Abdullah Saad, 45, has worked at Salah al-Din Furnace and Sweets for 11 years. In that time, he watched the store grow by increasing its storefront, investing in evolving its cake designs, and hiring new workers.
Abdullah has seen novice young men come to the bakery, sometimes desperate, looking for work. Over time, they grow into trained bakers, decorators, and shop workers. He’s watched the people of Tikrit raise their children as they visit the store year after year for special events. He has seen couples get married, and then later come into the store looking to celebrate anniversaries, a new pregnancy, or the birth of a child. “I see people on the best days of their lives,” he said, beaming.
But beyond enjoying his work, the stability that Abdullah’s work affords his family has played an outsized role in their ability to recover from being internally displaced.

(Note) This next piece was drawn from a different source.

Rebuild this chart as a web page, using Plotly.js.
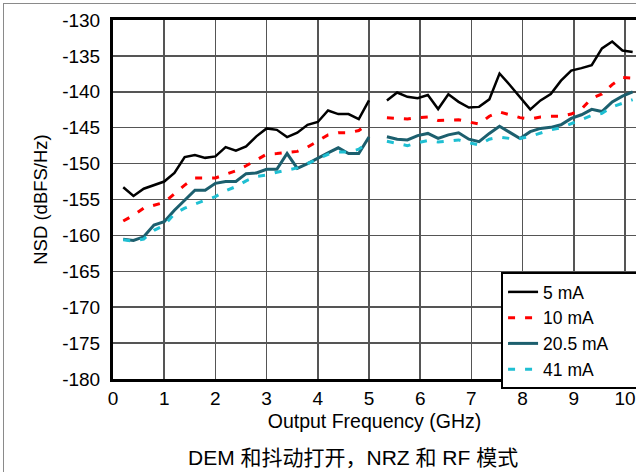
<!DOCTYPE html>
<html>
<head>
<meta charset="utf-8">
<script src="https://cdn.plot.ly/plotly-3.0.1.min.js"></script>
<style>
  html, body { margin: 0; padding: 0; background: #fff; }
  #wrap { position: relative; width: 636px; height: 472px; overflow: hidden; }
  #chart { width: 636px; height: 472px; }
  #frame { position: absolute; left: 3px; top: 3px; width: 700px; height: 500px;
           border-left: 1.5px solid #8a8a8a; border-top: 1.5px solid #8a8a8a; pointer-events: none; }
</style>
</head>
<body>
<div id="wrap"><div id="chart"></div><div id="frame"></div></div>
<script>
// Output frequency (GHz), two measurement bands
const freqLow = [0.2,0.4,0.6,0.8,1.0,1.2,1.4,1.6,1.8,2.0,2.2,2.4,2.6,2.8,3.0,3.2,3.4,3.6,3.8,4.0,4.2,4.4,4.6,4.8,5.0];
const freqHigh = [5.35,5.55,5.75,5.95,6.15,6.35,6.55,6.75,6.95,7.15,7.35,7.55,7.75,7.95,8.15,8.35,8.55,8.75,8.95,9.15,9.35,9.55,9.75,9.95,10.15];

// NSD (dBFS/Hz)
const nsd5Low = [-153.3,-154.5,-153.5,-153.0,-152.5,-151.3,-149.1,-148.8,-149.2,-149.0,-147.7,-148.2,-147.6,-146.2,-145.1,-145.3,-146.3,-145.7,-144.6,-144.2,-142.6,-143.1,-143.1,-143.8,-141.2];
const nsd5High = [-141.2,-140.1,-140.7,-140.9,-140.45,-142.4,-140.35,-141.4,-142.2,-142.1,-141.05,-137.45,-139.05,-140.7,-142.45,-141.2,-140.3,-138.45,-137.05,-136.7,-136.3,-133.95,-133.0,-134.25,-134.45];

const nsd10Low = [-158.0,-157.2,-156.2,-155.8,-155.4,-154.2,-153.0,-152.0,-152.0,-152.0,-151.5,-151.0,-150.3,-149.5,-148.7,-148.6,-148.4,-148.3,-147.7,-146.9,-146.0,-145.7,-145.7,-145.4,-144.4];
const nsd10High = [-143.6,-143.7,-143.8,-143.6,-143.5,-144.0,-143.9,-143.9,-144.2,-144.5,-143.4,-142.8,-143.2,-143.6,-143.8,-143.5,-143.4,-143.4,-143.1,-142.4,-140.9,-140.3,-139.0,-138.0,-138.1];

const nsd205Low = [-160.55,-160.7,-160.2,-158.55,-158.1,-156.5,-155.1,-153.7,-153.7,-152.75,-152.5,-152.5,-151.4,-151.3,-150.8,-150.8,-148.6,-150.65,-150.0,-149.2,-148.5,-147.8,-148.6,-148.6,-146.3];
const nsd205High = [-146.25,-146.6,-146.7,-146.1,-145.8,-146.5,-146.0,-145.7,-146.6,-146.95,-145.8,-144.8,-145.65,-146.5,-145.55,-145.1,-144.95,-144.6,-143.7,-143.2,-142.45,-142.75,-141.4,-140.6,-140.0];

const nsd41Low = [-160.6,-160.8,-160.5,-159.3,-158.6,-157.0,-156.2,-155.6,-155.1,-154.6,-153.8,-153.2,-152.4,-151.8,-151.6,-151.2,-150.9,-150.6,-150.0,-149.4,-148.7,-148.4,-148.4,-148.0,-147.0];
const nsd41High = [-146.9,-147.2,-147.5,-147.1,-146.8,-147.0,-146.9,-146.7,-147.1,-147.4,-146.6,-146.3,-146.5,-146.5,-146.2,-145.7,-145.3,-145.0,-144.4,-143.8,-143.3,-143.0,-142.1,-141.6,-141.1];

const seriesNames = ['5 mA','10 mA','20.5 mA','41 mA'];
const xTicks = [0,1,2,3,4,5,6,7,8,9,10];
const yTicks = [-180,-175,-170,-165,-160,-155,-150,-145,-140,-135,-130];
const yTickText = ['-180','-175','-170','-165','-160','-155','-150','-145','-140','-135','-130'];
const captionText = 'DEM 和抖动打开，NRZ 和 RF 模式';

const xAll = freqLow.concat([null], freqHigh);
function join(a, b) { return a.concat([null], b); }

const styles = [
  {color: '#000000', width: 2.5, dash: 'solid'},
  {color: '#ff0000', width: 3, dash: '7px,10px'},
  {color: '#1c5f6e', width: 3, dash: 'solid'},
  {color: '#1fbfd2', width: 3, dash: '7px,10px'}
];
const ys = [join(nsd5Low, nsd5High), join(nsd10Low, nsd10High), join(nsd205Low, nsd205High), join(nsd41Low, nsd41High)];

// pad the widest legend label so the legend box runs off the right edge as in the source
const pad = '\u00a0\u00a0\u00a0\u00a0\u00a0';
const traces = ys.map((y, i) => ({
  type: 'scatter', mode: 'lines', x: xAll, y: y, name: seriesNames[i] + (i === 2 ? pad : ''),
  connectgaps: false, line: styles[i]
}));

const fontFam = '"Liberation Sans", Arial, "Noto Sans CJK SC", sans-serif';
const layout = {
  width: 636, height: 472,
  margin: {l: 113, r: 0, t: 20, b: 93, autoexpand: false},
  paper_bgcolor: '#ffffff', plot_bgcolor: '#ffffff',
  font: {family: fontFam, size: 18, color: '#000'},
  showlegend: true,
  legend: {
    x: 0.742, y: 0.298, xanchor: 'left', yanchor: 'top',
    bgcolor: '#ffffff', bordercolor: '#000', borderwidth: 2,
    font: {family: fontFam, size: 17.5, color: '#000'}
  },
  xaxis: {
    range: [0, 10.215], tickvals: xTicks, ticktext: xTicks.map(String),
    showgrid: true, gridcolor: '#555', gridwidth: 1.5,
    showline: true, linecolor: '#000', linewidth: 3, mirror: true,
    ticks: '', zeroline: false,
    tickfont: {family: fontFam, size: 19},
    title: {text: 'Output Frequency (GHz)', font: {family: fontFam, size: 19.5}, standoff: 7}
  },
  yaxis: {
    range: [-180, -130], tickvals: yTicks, ticktext: yTickText,
    showgrid: true, gridcolor: '#555', gridwidth: 1.5,
    showline: true, linecolor: '#000', linewidth: 3, mirror: false,
    ticks: '', zeroline: false, ticklabelstandoff: 6,
    tickfont: {family: fontFam, size: 19},
    title: {text: 'NSD (dBFS/Hz)', font: {family: fontFam, size: 18.5}, standoff: 10}
  },
  annotations: [{
    text: captionText, xref: 'paper', yref: 'paper',
    x: 0.459, y: -0.22, xanchor: 'center', yanchor: 'middle',
    showarrow: false, font: {family: fontFam, size: 21, color: '#000'}
  }]
};

Plotly.newPlot('chart', traces, layout, {displayModeBar: false, staticPlot: true});
</script>
</body>
</html>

For the six of them, everything changed starting June 10, 2014, when ISIL invaded Tikrit. Like most businesses at that time, the bakery closed. For their safety, Abdullah was forced to flee to Kirkuk with his wife and four children. The couple was particularly concerned for their two young sons, who they feared ISIL would kidnap and force to fight.
For a year, they were in a state of transience, sometimes living out of their car, and for a few months, squeezed into another family’s extra storage room that was offered to them as charity.
Later, after the city was liberated, Abdullah returned to Tikrit to find his home ransacked.
“It was like starting all over again,” he said. Luckily, the bakery had reopened and Abdullah was able to return to his position behind the counter of Salah al-Din Furnace and Sweets.
In 2019, the business received a $27,500 grant from the Enterprise Development Fund that allowed them to further expand their gallery space and add a new line of cakes. The 17 workers they had before the grant grew by another seven.
Once again, customers were keeping the shop workers busy while the head chefs slathered cakes with colorful icing in the kitchen upstairs. Young workers learned the trade and hauled ingredients to the kitchen where the flour and sugar floated in the air.
As one of the most tenured employees at the bakery, Abdullah trains the new workers, who are traditionally from poor, low-earning families. He works closely with the shop’s owner, Ahmed Yosef Talib.
“I don’t only want the benefit for myself,” Ahmed said of his business’s continual growth. “I want to see all my employees and their families grow and prosper.”